At the time, the Democratic Unionist Party's Mervyn Storey would say only that whatever the cost, it was a "price worth paying" to establish the DUP as a key player in the Brexit campaign, not in Northern Ireland but in the UK as a whole.
Funding
There is a lot we don't know about the funding of the DUP's pro-Brexit campaign: the right-wing English businessman Aaron Banks claims the DUP asked him for £30,000 a week to join his Leave.eu campaign but the DUP vehemently denies this.
What is absolutely clear, however, is that the DUP willingly allowed itself to be sucked in to the murkier side of the Brexit movement.
It wanted to express an ultra-British identity (which it is fully entitled to do) but it did so through opaque funding and fake claims. And, more importantly, it did so in a way that was breathtakingly irresponsible.
Arlene Foster and her colleagues knew with complete certainty that a large majority of voters in Northern Ireland wished to stay in the EU.
Foster as First Minister had a duty to represent, not the DUP, but Northern Ireland. She and her colleagues entirely abandoned that duty.
They decided it was far more important for the DUP to cosy up to English nationalism than it was to set out a coherent analysis of the interests of the people of Northern Ireland.
And this is why Foster should not be First Minister and why the DUP should be turfed out of office.
Without diminishing the importance of the “cash for ash” scandal, the cash for politically trashing Northern Ireland’s vital interests is a much bigger question.
Sinn Féin has its own agenda in its war with the DUP, but there is a much bigger agenda: the democratic wishes of the majority of the people of Northern Ireland and the DUP’s open determination to thwart those desires.
The assembly elections may be unwanted but they do provide a fortuitous opportunity to make a clear statement: Northern Ireland wishes to remain in the EU and it is not, as the DUP keep insisting, just another part of the UK.
Non-sectarian alliance
But to make that statement, something big has to happen. For the first time, there has to be a non-sectarian alliance.
The three main Opposition parties, the Ulster Unionists, the SDLP and Alliance agree on many things, and by far the most important of them is Brexit. They each opposed it.
And they have a very strong case to make: Northern Ireland needs a government that is committed solely to getting the best deal for its own people.
A DUP-led government is entirely unable to offer that commitment because the DUP is deeply compromised on the whole question.

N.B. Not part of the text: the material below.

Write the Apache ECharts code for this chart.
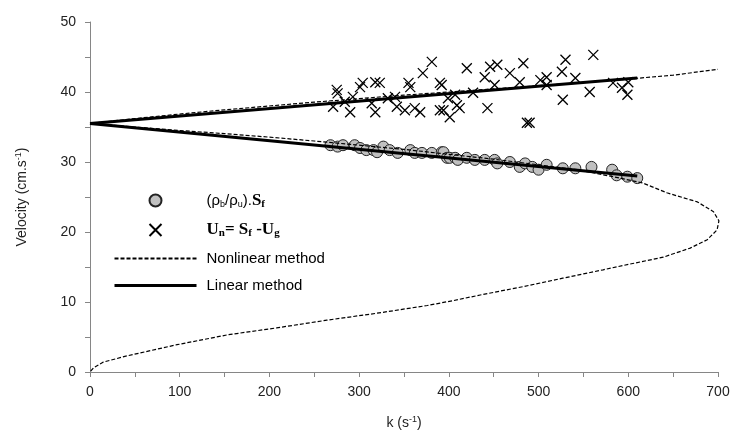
<!DOCTYPE html>
<html><head><meta charset="utf-8">
<script src="https://cdn.jsdelivr.net/npm/echarts@6/dist/echarts.min.js"></script>
<style>html,body{margin:0;padding:0;background:#fff}#c{width:738px;height:436px}</style>
</head><body><div id="c"></div>
<script>
// ---- data ----
var circleK = [268,276,282,295,301,308,316,320,327,334,343,357,362,370,381,392,394,398,401,407,410,420,429,440,451,454,468,479,485,493,500,509,527,541,559,582,587,599,610];
var circleV = [32.4,32.2,32.4,32.4,32.0,31.7,31.7,31.4,32.2,31.7,31.3,31.7,31.3,31.3,31.3,31.4,31.4,30.6,30.6,30.6,30.3,30.6,30.3,30.3,30.3,29.8,30.0,29.3,29.8,29.3,28.9,29.6,29.1,29.1,29.3,28.9,28.1,27.9,27.7];

var crossK = [381,371,275,276,301,304,318,323,355,357,390,271,284,290,293,314,318,332,340,342,351,362,368,390,401,399,409,420,446,454,483,530,561,440,468,526,451,479,502,509,509,541,583,593,600,599,557,527,427,407,412,394,443,487,490,392];
var crossV = [44.3,42.7,40.3,39.8,40.7,41.3,41.4,41.3,41.3,40.7,41.3,37.9,38.6,37.1,39.3,38.4,37.1,39.1,39.3,37.9,37.4,37.7,37.1,37.4,36.4,39.1,38.1,43.4,43.6,43.9,44.1,44.6,45.3,42.1,42.7,42.9,41.0,41.4,41.7,42.1,41.0,42.0,41.3,40.6,41.4,39.6,40.0,38.9,39.9,39.6,37.7,37.4,37.7,35.6,35.6,41.0];

var linUpK = [0,610], linUpV = [35.5,42.0];
var linLoK = [0,610], linLoV = [35.5,28.0];

var nlUpK = [0,50,100,150,200,250,300,350,400,450,500,550,600,650,700];
var nlUpV = [35.5,36.2,36.85,37.45,38.0,38.55,39.05,39.55,40.0,40.45,40.9,41.35,41.85,42.4,43.25];

var nlLoK = [0,50,100,150,200,250,300,350,400,450,500,543,583,616,643,677,695,701,699,688,669,639,605,572,527,483,435,405,376,320,264,208,153,97,41,14.5,4,0];
var nlLoV = [35.5,35.0,34.5,34.05,33.55,33.0,32.4,31.8,31.1,30.4,29.6,28.9,27.9,27.0,25.6,24.3,22.9,21.6,20.3,18.9,17.7,16.4,15.5,14.6,13.4,12.2,11.0,10.2,9.5,8.4,7.4,6.3,5.3,3.9,2.3,1.4,0.6,0];

var xTicks = {min:0, max:700, interval:100};
var yTicks = {min:0, max:50, interval:10};

function zip(a,b){return a.map(function(v,i){return [v,b[i]];});}

var axisGray = '#868686';
var labelFont = 'Liberation Sans';
var chart = echarts.init(document.getElementById('c'));
chart.setOption({
  animation:false,
  backgroundColor:'#fff',
  grid:{left:90, right:20, top:22, bottom:64},
  xAxis:{type:'value', min:xTicks.min, max:xTicks.max, interval:xTicks.interval,
    axisLine:{show:true, onZero:false, lineStyle:{color:axisGray, width:1}},
    axisTick:{show:true, length:5, lineStyle:{color:axisGray}},
    minorTick:{show:true, splitNumber:2, length:5, lineStyle:{color:axisGray}},
    splitLine:{show:false},
    axisLabel:{color:'#222', fontFamily:labelFont, fontSize:14, margin:13},
    name:'{t|k (s}{sup|-1}{t|)}', nameLocation:'middle', nameGap:43,
    nameTextStyle:{rich:{t:{fontFamily:labelFont,fontSize:14,color:'#222',lineHeight:16},
      sup:{fontFamily:labelFont,fontSize:9,color:'#222',lineHeight:10,verticalAlign:'top'}}}
  },
  yAxis:{type:'value', min:yTicks.min, max:yTicks.max, interval:yTicks.interval,
    axisLine:{show:true, lineStyle:{color:axisGray, width:1}},
    axisTick:{show:true, length:5, lineStyle:{color:axisGray}},
    minorTick:{show:true, splitNumber:2, length:5, lineStyle:{color:axisGray}},
    splitLine:{show:false},
    axisLabel:{color:'#222', fontFamily:labelFont, fontSize:14, margin:14},
    name:'{t|Velocity (cm.s}{sup|-1}{t|)}', nameLocation:'middle', nameGap:60,
    nameTextStyle:{rich:{t:{fontFamily:labelFont,fontSize:14,color:'#222',lineHeight:16},
      sup:{fontFamily:labelFont,fontSize:9,color:'#222',lineHeight:10,verticalAlign:'top'}}}
  },
  legend:{
    orient:'vertical', left:108, top:187, itemWidth:82, itemHeight:12, itemGap:12,
    selectedMode:false,
    data:['rhoSf','Un',
      {name:'Nonlinear method', itemStyle:{opacity:0}},
      {name:'Linear method', itemStyle:{opacity:0}, lineStyle:{width:3}}],
    formatter:function(name){
      if(name==='rhoSf') return '{p|}{n|(ρ}{ns|b}{n|/ρ}{ns|u}{n|).}{b|S}{bs|f}';
      if(name==='Un') return '{p|}{b|U}{bs|n}{b|= S}{bs|f}{b| -U}{bs|g}';
      return '{p|}{n|'+name+'}';
    },
    textStyle:{rich:{
      p:{width:5},
      n:{fontFamily:labelFont,fontSize:15,color:'#000',lineHeight:18},
      ns:{fontFamily:labelFont,fontSize:9,color:'#000',lineHeight:10,verticalAlign:'bottom'},
      b:{fontFamily:'Liberation Serif',fontWeight:'bold',fontSize:17,color:'#000',lineHeight:18},
      bs:{fontFamily:'Liberation Serif',fontWeight:'bold',fontSize:11,color:'#000',lineHeight:10,verticalAlign:'bottom'}
    }}
  },
  series:[
    {name:'rhoSf', type:'scatter', data:zip(circleK,circleV), symbol:'circle', symbolSize:11, z:2,
      itemStyle:{color:'#c0c0c0', borderColor:'#222', borderWidth:1, opacity:1}},
    {name:'Un', type:'scatter', data:zip(crossK,crossV), symbol:'path://M0,0L10,10M10,0L0,10', symbolSize:10, z:2,
      itemStyle:{color:'#000', borderColor:'#000', borderWidth:1.3, opacity:1}},
    {name:'Nonlinear method', type:'line', data:zip(nlUpK,nlUpV), symbol:'none', z:3,
      itemStyle:{color:'#000'}, lineStyle:{color:'#000', width:1.2, type:[4,2]}},
    {name:'Nonlinear method', type:'line', data:zip(nlLoK,nlLoV), symbol:'none', z:3,
      itemStyle:{color:'#000'}, lineStyle:{color:'#000', width:1.2, type:[4,2]}},
    {name:'Linear method', type:'line', data:zip(linUpK,linUpV), symbol:'none', z:4,
      itemStyle:{color:'#000'}, lineStyle:{color:'#000', width:3}},
    {name:'Linear method', type:'line', data:zip(linLoK,linLoV), symbol:'none', z:4,
      itemStyle:{color:'#000'}, lineStyle:{color:'#000', width:3}}
  ]
});
</script></body></html>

It chose to be part of the heedless and headless adventurism that has created this crisis for Northern Ireland. Even if it wished to do so, it cannot disentangle itself from the Brexiteers in London.
And Northern Ireland patently needs a government that is willing and able to fight its own corner.
So make Brexit the issue. The UUP, SDLP and Alliance have a real proposition to put to voters.
It is negative: the DUP which blithely led us into this crisis cannot get us out of it.
And it is positive: we can offer an alternative government that is not compromised on the biggest question facing us, one that will shape all our futures.
It offers a way beyond the sectarian head-count. And it could do what elections, at their most basic, must do – punish arrogant and incompetent governments.